After having little success playing it safe, the Afghan government is gambling on a risky new strategy to convince the Taliban that the road to peace runs through Kabul.

In recent months, scores of Taliban officials and rank-and-file have been freed from prisons in Afghanistan and neighboring Pakistan. Now, Afghanistan is upping the ante with the expected release of thousands more within its borders while pushing Islamabad to free some of the Islamist militant group's most dangerous characters.

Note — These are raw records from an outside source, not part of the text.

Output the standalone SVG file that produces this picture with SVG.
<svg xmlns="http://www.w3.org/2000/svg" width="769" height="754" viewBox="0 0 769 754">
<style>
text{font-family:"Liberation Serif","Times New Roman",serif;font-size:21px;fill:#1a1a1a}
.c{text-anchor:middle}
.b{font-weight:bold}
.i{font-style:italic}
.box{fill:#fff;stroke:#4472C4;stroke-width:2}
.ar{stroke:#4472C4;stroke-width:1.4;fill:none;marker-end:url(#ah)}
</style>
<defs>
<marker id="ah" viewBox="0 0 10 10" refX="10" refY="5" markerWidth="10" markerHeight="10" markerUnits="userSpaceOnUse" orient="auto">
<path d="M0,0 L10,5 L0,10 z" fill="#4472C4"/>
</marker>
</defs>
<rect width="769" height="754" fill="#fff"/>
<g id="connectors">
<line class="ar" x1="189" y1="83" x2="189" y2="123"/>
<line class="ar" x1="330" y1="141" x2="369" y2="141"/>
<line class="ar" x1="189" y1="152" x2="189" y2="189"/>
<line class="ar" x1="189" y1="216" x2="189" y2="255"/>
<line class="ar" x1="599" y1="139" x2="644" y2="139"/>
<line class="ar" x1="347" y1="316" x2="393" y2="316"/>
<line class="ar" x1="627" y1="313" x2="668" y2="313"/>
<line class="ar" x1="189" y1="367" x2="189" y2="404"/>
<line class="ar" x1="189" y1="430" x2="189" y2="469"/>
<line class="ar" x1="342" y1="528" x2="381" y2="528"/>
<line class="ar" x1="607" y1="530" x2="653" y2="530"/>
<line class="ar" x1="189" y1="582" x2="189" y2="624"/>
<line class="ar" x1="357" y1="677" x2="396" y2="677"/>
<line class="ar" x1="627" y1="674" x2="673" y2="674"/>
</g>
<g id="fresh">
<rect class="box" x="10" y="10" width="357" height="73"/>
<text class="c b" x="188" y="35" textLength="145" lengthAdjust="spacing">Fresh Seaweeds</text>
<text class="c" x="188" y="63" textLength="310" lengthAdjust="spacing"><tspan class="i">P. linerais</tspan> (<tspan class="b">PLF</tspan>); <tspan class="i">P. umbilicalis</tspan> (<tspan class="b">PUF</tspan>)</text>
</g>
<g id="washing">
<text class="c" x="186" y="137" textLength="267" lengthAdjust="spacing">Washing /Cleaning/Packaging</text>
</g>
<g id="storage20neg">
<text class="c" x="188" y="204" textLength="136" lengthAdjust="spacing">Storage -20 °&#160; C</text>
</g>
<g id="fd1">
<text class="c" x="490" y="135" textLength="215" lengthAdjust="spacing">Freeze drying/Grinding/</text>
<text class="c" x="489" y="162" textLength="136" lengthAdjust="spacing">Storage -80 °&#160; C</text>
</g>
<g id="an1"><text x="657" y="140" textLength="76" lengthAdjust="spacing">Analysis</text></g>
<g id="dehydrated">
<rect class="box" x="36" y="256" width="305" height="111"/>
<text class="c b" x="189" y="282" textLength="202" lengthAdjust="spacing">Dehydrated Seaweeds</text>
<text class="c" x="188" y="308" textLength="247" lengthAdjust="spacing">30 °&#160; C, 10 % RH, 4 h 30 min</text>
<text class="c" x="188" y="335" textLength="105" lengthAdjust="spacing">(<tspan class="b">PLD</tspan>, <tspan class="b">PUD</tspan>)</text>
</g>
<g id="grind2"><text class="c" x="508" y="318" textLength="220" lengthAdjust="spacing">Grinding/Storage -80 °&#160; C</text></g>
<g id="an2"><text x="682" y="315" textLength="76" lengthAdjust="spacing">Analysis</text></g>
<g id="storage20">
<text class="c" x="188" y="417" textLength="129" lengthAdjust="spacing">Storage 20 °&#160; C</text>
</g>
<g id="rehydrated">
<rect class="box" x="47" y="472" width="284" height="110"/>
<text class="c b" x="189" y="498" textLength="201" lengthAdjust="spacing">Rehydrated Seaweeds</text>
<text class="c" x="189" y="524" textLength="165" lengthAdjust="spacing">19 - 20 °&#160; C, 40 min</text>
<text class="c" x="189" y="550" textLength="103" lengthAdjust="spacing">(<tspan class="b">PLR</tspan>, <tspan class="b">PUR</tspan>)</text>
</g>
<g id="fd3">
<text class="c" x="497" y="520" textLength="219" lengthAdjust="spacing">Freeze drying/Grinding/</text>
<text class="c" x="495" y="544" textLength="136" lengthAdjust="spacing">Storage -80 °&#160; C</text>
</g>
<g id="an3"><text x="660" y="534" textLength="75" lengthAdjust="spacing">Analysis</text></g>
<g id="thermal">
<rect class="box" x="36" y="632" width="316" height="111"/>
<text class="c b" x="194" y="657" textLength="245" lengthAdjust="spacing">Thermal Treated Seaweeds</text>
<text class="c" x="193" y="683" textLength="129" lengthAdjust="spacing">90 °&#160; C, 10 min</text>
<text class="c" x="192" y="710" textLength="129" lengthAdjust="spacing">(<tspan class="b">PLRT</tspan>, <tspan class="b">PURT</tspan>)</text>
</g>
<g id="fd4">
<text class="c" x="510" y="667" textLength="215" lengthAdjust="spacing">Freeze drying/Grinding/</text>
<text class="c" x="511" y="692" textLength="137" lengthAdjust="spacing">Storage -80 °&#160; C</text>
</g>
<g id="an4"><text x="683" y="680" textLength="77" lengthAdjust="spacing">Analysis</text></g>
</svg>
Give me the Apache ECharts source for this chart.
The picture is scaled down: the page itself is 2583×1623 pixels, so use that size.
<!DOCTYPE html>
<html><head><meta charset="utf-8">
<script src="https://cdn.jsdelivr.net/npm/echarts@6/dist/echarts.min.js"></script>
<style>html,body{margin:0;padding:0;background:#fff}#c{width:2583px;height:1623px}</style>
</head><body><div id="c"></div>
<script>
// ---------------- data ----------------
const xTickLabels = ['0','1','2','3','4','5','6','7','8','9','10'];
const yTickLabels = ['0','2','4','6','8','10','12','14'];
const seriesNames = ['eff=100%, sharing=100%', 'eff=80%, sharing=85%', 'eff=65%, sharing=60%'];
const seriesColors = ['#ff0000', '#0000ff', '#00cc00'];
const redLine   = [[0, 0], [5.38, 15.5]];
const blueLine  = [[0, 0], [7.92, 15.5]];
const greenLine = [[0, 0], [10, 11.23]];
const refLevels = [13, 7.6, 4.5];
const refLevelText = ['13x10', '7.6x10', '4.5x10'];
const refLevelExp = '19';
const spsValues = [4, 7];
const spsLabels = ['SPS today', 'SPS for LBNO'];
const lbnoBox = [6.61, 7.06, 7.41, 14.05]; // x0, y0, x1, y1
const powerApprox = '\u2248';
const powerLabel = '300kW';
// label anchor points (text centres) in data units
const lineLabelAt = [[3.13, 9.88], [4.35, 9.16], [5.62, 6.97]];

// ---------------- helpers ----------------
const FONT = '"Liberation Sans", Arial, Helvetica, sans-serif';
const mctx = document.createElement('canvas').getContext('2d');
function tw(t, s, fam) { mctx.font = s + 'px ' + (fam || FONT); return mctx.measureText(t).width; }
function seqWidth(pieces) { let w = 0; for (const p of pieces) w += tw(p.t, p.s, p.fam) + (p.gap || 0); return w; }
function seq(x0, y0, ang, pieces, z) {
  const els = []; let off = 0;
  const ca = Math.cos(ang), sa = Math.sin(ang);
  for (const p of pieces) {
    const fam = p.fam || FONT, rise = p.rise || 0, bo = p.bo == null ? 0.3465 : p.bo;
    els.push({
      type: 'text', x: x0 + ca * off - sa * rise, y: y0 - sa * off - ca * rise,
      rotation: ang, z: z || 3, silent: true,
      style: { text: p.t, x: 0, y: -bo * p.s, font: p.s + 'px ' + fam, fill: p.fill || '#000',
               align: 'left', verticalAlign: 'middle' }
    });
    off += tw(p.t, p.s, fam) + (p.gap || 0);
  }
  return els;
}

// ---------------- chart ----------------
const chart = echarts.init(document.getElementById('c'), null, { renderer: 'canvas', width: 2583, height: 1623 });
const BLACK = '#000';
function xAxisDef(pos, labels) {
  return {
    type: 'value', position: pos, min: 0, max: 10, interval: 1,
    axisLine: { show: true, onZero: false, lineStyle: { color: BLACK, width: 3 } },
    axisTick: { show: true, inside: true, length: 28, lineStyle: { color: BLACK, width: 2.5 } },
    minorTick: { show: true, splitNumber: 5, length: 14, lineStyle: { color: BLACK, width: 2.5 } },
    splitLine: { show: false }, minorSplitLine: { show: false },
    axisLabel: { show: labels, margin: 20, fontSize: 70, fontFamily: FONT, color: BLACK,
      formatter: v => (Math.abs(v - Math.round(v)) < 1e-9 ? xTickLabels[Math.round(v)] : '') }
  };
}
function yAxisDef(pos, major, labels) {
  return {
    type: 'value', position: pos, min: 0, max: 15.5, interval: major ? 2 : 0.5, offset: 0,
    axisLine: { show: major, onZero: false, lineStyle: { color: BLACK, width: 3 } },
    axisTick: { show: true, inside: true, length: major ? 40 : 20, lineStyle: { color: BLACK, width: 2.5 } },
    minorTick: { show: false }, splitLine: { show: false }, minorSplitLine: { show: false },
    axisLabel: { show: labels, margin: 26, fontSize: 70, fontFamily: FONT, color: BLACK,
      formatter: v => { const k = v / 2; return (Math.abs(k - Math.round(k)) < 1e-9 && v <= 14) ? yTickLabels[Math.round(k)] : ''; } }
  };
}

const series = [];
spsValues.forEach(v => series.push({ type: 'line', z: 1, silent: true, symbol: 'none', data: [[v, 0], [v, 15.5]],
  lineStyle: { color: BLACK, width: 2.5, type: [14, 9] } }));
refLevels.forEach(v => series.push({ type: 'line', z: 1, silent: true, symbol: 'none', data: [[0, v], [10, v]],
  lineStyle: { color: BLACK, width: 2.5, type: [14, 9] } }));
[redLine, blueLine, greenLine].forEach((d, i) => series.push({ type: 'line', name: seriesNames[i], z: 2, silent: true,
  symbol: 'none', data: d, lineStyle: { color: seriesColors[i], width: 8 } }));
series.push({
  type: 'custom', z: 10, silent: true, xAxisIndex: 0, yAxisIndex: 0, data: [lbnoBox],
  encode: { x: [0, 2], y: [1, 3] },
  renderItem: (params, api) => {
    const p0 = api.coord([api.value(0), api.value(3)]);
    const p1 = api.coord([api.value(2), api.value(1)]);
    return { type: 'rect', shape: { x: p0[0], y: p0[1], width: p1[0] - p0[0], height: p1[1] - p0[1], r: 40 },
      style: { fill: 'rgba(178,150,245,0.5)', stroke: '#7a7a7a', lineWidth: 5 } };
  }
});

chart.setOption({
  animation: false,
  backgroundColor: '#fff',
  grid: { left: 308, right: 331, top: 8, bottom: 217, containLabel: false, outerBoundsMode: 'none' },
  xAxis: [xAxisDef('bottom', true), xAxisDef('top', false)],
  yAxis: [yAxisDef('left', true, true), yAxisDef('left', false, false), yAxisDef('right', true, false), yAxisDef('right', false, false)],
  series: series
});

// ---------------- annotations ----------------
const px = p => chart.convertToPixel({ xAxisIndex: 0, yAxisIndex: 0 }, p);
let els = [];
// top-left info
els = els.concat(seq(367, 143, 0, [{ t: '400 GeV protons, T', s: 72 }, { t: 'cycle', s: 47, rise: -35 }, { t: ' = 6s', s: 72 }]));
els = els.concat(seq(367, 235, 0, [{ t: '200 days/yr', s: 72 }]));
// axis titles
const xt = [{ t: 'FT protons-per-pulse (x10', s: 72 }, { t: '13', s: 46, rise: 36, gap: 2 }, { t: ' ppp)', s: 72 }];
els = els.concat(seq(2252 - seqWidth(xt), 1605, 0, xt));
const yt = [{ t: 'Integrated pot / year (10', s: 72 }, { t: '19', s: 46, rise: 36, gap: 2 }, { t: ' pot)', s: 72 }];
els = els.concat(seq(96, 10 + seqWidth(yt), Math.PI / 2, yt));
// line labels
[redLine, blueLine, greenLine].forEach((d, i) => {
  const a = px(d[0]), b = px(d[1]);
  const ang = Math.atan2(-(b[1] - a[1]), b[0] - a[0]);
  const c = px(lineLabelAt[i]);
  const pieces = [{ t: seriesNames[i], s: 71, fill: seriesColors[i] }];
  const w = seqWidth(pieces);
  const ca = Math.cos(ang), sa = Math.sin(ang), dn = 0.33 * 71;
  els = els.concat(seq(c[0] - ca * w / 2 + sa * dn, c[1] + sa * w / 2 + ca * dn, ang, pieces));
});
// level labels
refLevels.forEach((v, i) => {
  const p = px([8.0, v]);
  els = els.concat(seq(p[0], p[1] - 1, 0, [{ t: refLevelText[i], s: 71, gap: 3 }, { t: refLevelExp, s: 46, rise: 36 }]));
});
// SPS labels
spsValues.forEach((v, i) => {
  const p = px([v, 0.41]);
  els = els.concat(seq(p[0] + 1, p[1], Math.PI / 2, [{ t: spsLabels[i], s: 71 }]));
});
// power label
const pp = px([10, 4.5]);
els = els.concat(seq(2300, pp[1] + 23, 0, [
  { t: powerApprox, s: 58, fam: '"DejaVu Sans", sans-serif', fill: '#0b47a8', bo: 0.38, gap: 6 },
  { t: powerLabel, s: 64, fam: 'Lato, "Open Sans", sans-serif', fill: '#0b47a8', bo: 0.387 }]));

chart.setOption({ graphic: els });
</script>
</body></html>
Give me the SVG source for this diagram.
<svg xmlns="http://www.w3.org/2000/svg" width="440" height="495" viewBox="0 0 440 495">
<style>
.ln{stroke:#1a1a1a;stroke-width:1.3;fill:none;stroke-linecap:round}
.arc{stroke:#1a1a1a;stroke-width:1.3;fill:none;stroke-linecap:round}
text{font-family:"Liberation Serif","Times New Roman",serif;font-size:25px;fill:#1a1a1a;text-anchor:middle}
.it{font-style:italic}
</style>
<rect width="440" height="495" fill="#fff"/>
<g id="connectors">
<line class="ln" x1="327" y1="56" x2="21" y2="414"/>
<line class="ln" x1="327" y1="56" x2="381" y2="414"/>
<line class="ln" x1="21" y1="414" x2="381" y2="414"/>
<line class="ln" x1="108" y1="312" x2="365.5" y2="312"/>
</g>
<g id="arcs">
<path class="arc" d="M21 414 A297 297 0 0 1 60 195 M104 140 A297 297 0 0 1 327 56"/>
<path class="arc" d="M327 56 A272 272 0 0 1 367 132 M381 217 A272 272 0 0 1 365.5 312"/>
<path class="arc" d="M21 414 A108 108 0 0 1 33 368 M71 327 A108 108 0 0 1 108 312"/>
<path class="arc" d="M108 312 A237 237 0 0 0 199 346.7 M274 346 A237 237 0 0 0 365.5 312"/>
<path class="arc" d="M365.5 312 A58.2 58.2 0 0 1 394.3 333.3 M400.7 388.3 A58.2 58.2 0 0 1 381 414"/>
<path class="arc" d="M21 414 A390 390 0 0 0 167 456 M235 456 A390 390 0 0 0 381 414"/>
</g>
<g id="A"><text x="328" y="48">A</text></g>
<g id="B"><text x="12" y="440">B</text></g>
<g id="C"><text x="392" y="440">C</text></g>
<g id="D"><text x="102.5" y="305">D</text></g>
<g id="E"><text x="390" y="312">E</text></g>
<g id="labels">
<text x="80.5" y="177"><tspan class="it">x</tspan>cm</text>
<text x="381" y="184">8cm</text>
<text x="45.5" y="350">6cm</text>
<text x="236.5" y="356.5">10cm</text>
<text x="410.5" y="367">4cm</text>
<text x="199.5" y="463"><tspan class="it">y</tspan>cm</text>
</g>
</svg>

The prisoner releases are seen as a signal of good faith from the administration of Afghan President Hamid Karzai, who is wary of peace efforts not led by Kabul but whose overtures for direct talks with the Taliban have been refused.
Link:http://www.rferl.org/content/afghani.../24822610.html

One US analyst, with time on the ground in Helmand, ends with:
The incentives do exist for them to talk about talking in a way to get concessions and cause friction between the Afghan government and the International Security Assistance Force and within the Afghan government...we cannot create these incentives for them to make a deal while we are leaving.
In the Good Friday Agreement (GFA) that led to a form of peace in Northern Ireland, the status of convicted prisoners was a critical issue and it became clear later an easing of parole leading to early release helped to gain the prisoners support for the GFA.

I fully accept Afghanistan is very different from Northern Ireland, but is such a mass release seemingly without condition wise?